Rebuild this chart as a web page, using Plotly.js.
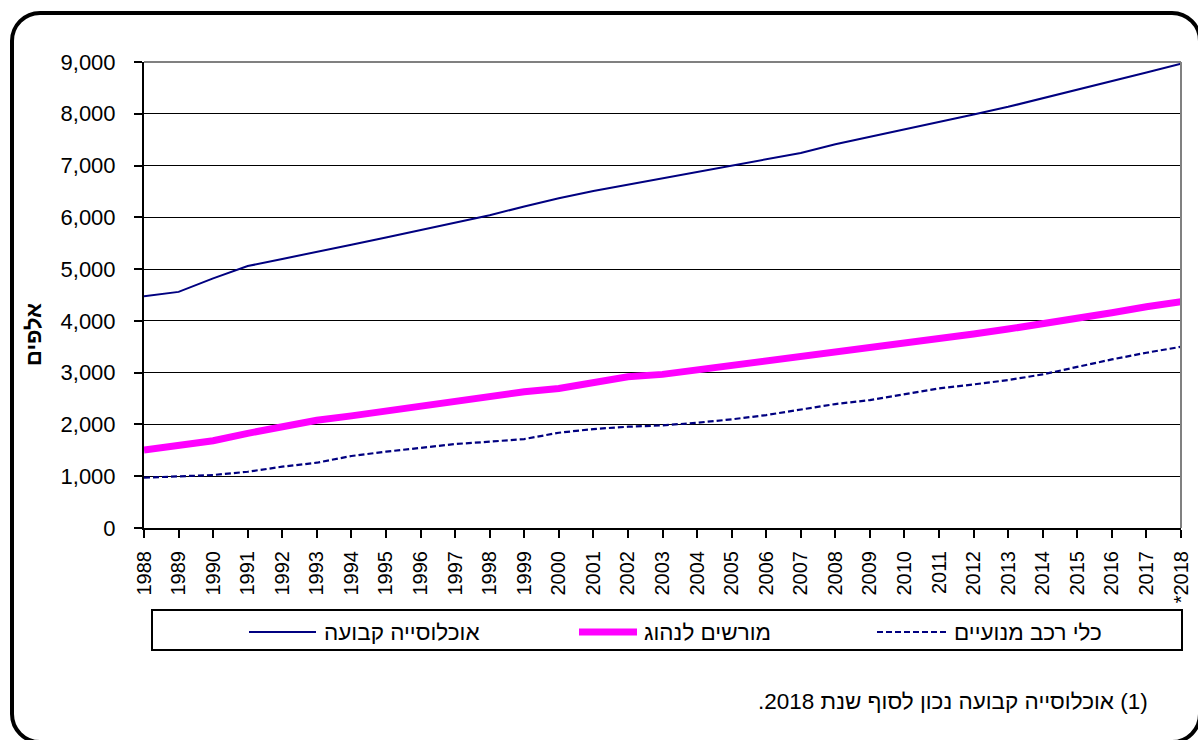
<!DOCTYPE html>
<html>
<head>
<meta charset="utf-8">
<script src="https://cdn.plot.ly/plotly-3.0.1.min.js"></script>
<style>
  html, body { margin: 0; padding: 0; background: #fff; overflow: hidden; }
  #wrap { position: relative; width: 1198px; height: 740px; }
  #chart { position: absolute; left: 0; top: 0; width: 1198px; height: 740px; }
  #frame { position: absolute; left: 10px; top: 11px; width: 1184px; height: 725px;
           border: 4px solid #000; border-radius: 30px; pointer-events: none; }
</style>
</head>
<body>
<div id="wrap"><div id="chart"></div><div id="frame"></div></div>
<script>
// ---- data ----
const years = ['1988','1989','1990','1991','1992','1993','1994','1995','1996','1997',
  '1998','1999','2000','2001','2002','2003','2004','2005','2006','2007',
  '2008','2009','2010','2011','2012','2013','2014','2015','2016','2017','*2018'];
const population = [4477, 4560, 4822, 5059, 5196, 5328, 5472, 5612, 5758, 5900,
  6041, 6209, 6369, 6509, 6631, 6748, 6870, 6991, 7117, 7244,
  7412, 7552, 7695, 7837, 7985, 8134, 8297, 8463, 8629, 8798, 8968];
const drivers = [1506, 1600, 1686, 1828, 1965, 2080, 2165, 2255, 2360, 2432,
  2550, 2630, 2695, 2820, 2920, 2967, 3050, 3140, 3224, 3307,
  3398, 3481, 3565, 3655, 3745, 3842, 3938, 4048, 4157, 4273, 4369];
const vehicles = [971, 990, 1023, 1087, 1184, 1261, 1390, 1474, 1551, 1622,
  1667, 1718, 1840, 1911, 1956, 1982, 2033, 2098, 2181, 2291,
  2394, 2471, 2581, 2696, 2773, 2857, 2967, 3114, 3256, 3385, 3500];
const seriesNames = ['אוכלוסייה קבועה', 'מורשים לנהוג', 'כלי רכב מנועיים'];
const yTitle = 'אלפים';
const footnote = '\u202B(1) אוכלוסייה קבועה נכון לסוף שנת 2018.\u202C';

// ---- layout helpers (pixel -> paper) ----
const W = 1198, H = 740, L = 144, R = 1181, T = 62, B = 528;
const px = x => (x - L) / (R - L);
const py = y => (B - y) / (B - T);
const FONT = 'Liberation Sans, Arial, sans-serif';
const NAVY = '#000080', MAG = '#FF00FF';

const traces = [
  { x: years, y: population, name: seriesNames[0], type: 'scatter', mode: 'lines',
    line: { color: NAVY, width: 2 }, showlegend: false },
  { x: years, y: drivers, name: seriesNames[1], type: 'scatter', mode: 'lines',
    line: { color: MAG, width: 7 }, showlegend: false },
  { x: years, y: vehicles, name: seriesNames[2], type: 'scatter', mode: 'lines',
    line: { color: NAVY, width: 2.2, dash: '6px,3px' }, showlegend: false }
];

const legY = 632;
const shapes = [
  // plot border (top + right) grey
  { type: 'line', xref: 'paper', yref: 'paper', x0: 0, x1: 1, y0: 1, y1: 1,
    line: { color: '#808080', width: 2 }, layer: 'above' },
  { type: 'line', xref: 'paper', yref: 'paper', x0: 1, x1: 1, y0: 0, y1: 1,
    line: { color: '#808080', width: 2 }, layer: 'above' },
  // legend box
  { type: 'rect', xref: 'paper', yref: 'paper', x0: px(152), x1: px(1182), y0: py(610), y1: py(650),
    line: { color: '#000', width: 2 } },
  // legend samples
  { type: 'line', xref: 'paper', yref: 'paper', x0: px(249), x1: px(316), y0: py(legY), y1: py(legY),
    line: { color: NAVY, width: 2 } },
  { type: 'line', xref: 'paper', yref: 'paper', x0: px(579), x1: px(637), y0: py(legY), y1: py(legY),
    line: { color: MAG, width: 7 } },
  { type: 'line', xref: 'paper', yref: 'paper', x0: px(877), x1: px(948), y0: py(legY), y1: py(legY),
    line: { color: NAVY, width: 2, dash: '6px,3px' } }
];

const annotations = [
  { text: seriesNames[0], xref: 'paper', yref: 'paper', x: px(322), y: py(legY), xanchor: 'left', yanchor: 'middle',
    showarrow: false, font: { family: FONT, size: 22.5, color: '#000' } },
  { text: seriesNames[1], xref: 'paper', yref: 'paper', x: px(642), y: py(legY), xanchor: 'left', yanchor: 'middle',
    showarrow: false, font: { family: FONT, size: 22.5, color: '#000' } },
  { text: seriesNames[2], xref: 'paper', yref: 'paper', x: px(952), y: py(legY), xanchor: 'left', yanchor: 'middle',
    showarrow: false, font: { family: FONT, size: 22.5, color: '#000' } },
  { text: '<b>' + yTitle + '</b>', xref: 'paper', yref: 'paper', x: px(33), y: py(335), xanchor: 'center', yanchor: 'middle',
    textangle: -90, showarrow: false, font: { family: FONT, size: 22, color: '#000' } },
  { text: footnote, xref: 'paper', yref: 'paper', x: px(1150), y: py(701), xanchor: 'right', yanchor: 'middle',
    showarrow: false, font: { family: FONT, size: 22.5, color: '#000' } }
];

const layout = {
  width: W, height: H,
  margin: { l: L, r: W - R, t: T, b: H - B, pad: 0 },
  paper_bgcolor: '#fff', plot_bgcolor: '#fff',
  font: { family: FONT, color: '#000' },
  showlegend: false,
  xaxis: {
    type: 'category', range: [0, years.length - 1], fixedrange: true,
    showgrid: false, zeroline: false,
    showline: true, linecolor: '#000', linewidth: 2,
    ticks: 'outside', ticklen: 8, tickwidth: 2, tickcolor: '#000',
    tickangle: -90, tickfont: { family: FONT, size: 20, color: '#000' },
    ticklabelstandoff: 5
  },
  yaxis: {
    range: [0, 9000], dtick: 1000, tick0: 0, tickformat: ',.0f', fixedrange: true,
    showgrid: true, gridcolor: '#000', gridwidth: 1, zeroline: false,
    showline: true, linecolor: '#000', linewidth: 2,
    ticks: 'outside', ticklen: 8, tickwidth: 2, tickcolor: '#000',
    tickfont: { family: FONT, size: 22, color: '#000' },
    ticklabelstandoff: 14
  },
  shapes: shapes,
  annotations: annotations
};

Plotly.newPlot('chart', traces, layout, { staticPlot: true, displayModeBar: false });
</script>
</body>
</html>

======

Write the lines above out again exactly, without any of their pictures.

Rebuild this chart as a web page, using Plotly.js.
<!DOCTYPE html>
<html>
<head>
<meta charset="utf-8">
<script src="https://cdn.plot.ly/plotly-3.0.1.min.js"></script>
<style>
  html, body { margin: 0; padding: 0; background: #fff; overflow: hidden; }
  #wrap { position: relative; width: 1198px; height: 740px; }
  #chart { position: absolute; left: 0; top: 0; width: 1198px; height: 740px; }
  #frame { position: absolute; left: 10px; top: 11px; width: 1184px; height: 725px;
           border: 4px solid #000; border-radius: 30px; pointer-events: none; }
</style>
</head>
<body>
<div id="wrap"><div id="chart"></div><div id="frame"></div></div>
<script>
// ---- data ----
const years = ['1988','1989','1990','1991','1992','1993','1994','1995','1996','1997',
  '1998','1999','2000','2001','2002','2003','2004','2005','2006','2007',
  '2008','2009','2010','2011','2012','2013','2014','2015','2016','2017','*2018'];
const population = [4477, 4560, 4822, 5059, 5196, 5328, 5472, 5612, 5758, 5900,
  6041, 6209, 6369, 6509, 6631, 6748, 6870, 6991, 7117, 7244,
  7412, 7552, 7695, 7837, 7985, 8134, 8297, 8463, 8629, 8798, 8968];
const drivers = [1506, 1600, 1686, 1828, 1965, 2080, 2165, 2255, 2360, 2432,
  2550, 2630, 2695, 2820, 2920, 2967, 3050, 3140, 3224, 3307,
  3398, 3481, 3565, 3655, 3745, 3842, 3938, 4048, 4157, 4273, 4369];
const vehicles = [971, 990, 1023, 1087, 1184, 1261, 1390, 1474, 1551, 1622,
  1667, 1718, 1840, 1911, 1956, 1982, 2033, 2098, 2181, 2291,
  2394, 2471, 2581, 2696, 2773, 2857, 2967, 3114, 3256, 3385, 3500];
const seriesNames = ['אוכלוסייה קבועה', 'מורשים לנהוג', 'כלי רכב מנועיים'];
const yTitle = 'אלפים';
const footnote = '\u202B(1) אוכלוסייה קבועה נכון לסוף שנת 2018.\u202C';

// ---- layout helpers (pixel -> paper) ----
const W = 1198, H = 740, L = 144, R = 1181, T = 62, B = 528;
const px = x => (x - L) / (R - L);
const py = y => (B - y) / (B - T);
const FONT = 'Liberation Sans, Arial, sans-serif';
const NAVY = '#000080', MAG = '#FF00FF';

const traces = [
  { x: years, y: population, name: seriesNames[0], type: 'scatter', mode: 'lines',
    line: { color: NAVY, width: 2 }, showlegend: false },
  { x: years, y: drivers, name: seriesNames[1], type: 'scatter', mode: 'lines',
    line: { color: MAG, width: 7 }, showlegend: false },
  { x: years, y: vehicles, name: seriesNames[2], type: 'scatter', mode: 'lines',
    line: { color: NAVY, width: 2.2, dash: '6px,3px' }, showlegend: false }
];

const legY = 632;
const shapes = [
  // plot border (top + right) grey
  { type: 'line', xref: 'paper', yref: 'paper', x0: 0, x1: 1, y0: 1, y1: 1,
    line: { color: '#808080', width: 2 }, layer: 'above' },
  { type: 'line', xref: 'paper', yref: 'paper', x0: 1, x1: 1, y0: 0, y1: 1,
    line: { color: '#808080', width: 2 }, layer: 'above' },
  // legend box
  { type: 'rect', xref: 'paper', yref: 'paper', x0: px(152), x1: px(1182), y0: py(610), y1: py(650),
    line: { color: '#000', width: 2 } },
  // legend samples
  { type: 'line', xref: 'paper', yref: 'paper', x0: px(249), x1: px(316), y0: py(legY), y1: py(legY),
    line: { color: NAVY, width: 2 } },
  { type: 'line', xref: 'paper', yref: 'paper', x0: px(579), x1: px(637), y0: py(legY), y1: py(legY),
    line: { color: MAG, width: 7 } },
  { type: 'line', xref: 'paper', yref: 'paper', x0: px(877), x1: px(948), y0: py(legY), y1: py(legY),
    line: { color: NAVY, width: 2, dash: '6px,3px' } }
];

const annotations = [
  { text: seriesNames[0], xref: 'paper', yref: 'paper', x: px(322), y: py(legY), xanchor: 'left', yanchor: 'middle',
    showarrow: false, font: { family: FONT, size: 22.5, color: '#000' } },
  { text: seriesNames[1], xref: 'paper', yref: 'paper', x: px(642), y: py(legY), xanchor: 'left', yanchor: 'middle',
    showarrow: false, font: { family: FONT, size: 22.5, color: '#000' } },
  { text: seriesNames[2], xref: 'paper', yref: 'paper', x: px(952), y: py(legY), xanchor: 'left', yanchor: 'middle',
    showarrow: false, font: { family: FONT, size: 22.5, color: '#000' } },
  { text: '<b>' + yTitle + '</b>', xref: 'paper', yref: 'paper', x: px(33), y: py(335), xanchor: 'center', yanchor: 'middle',
    textangle: -90, showarrow: false, font: { family: FONT, size: 22, color: '#000' } },
  { text: footnote, xref: 'paper', yref: 'paper', x: px(1150), y: py(701), xanchor: 'right', yanchor: 'middle',
    showarrow: false, font: { family: FONT, size: 22.5, color: '#000' } }
];

const layout = {
  width: W, height: H,
  margin: { l: L, r: W - R, t: T, b: H - B, pad: 0 },
  paper_bgcolor: '#fff', plot_bgcolor: '#fff',
  font: { family: FONT, color: '#000' },
  showlegend: false,
  xaxis: {
    type: 'category', range: [0, years.length - 1], fixedrange: true,
    showgrid: false, zeroline: false,
    showline: true, linecolor: '#000', linewidth: 2,
    ticks: 'outside', ticklen: 8, tickwidth: 2, tickcolor: '#000',
    tickangle: -90, tickfont: { family: FONT, size: 20, color: '#000' },
    ticklabelstandoff: 5
  },
  yaxis: {
    range: [0, 9000], dtick: 1000, tick0: 0, tickformat: ',.0f', fixedrange: true,
    showgrid: true, gridcolor: '#000', gridwidth: 1, zeroline: false,
    showline: true, linecolor: '#000', linewidth: 2,
    ticks: 'outside', ticklen: 8, tickwidth: 2, tickcolor: '#000',
    tickfont: { family: FONT, size: 22, color: '#000' },
    ticklabelstandoff: 14
  },
  shapes: shapes,
  annotations: annotations
};

Plotly.newPlot('chart', traces, layout, { staticPlot: true, displayModeBar: false });
</script>
</body>
</html>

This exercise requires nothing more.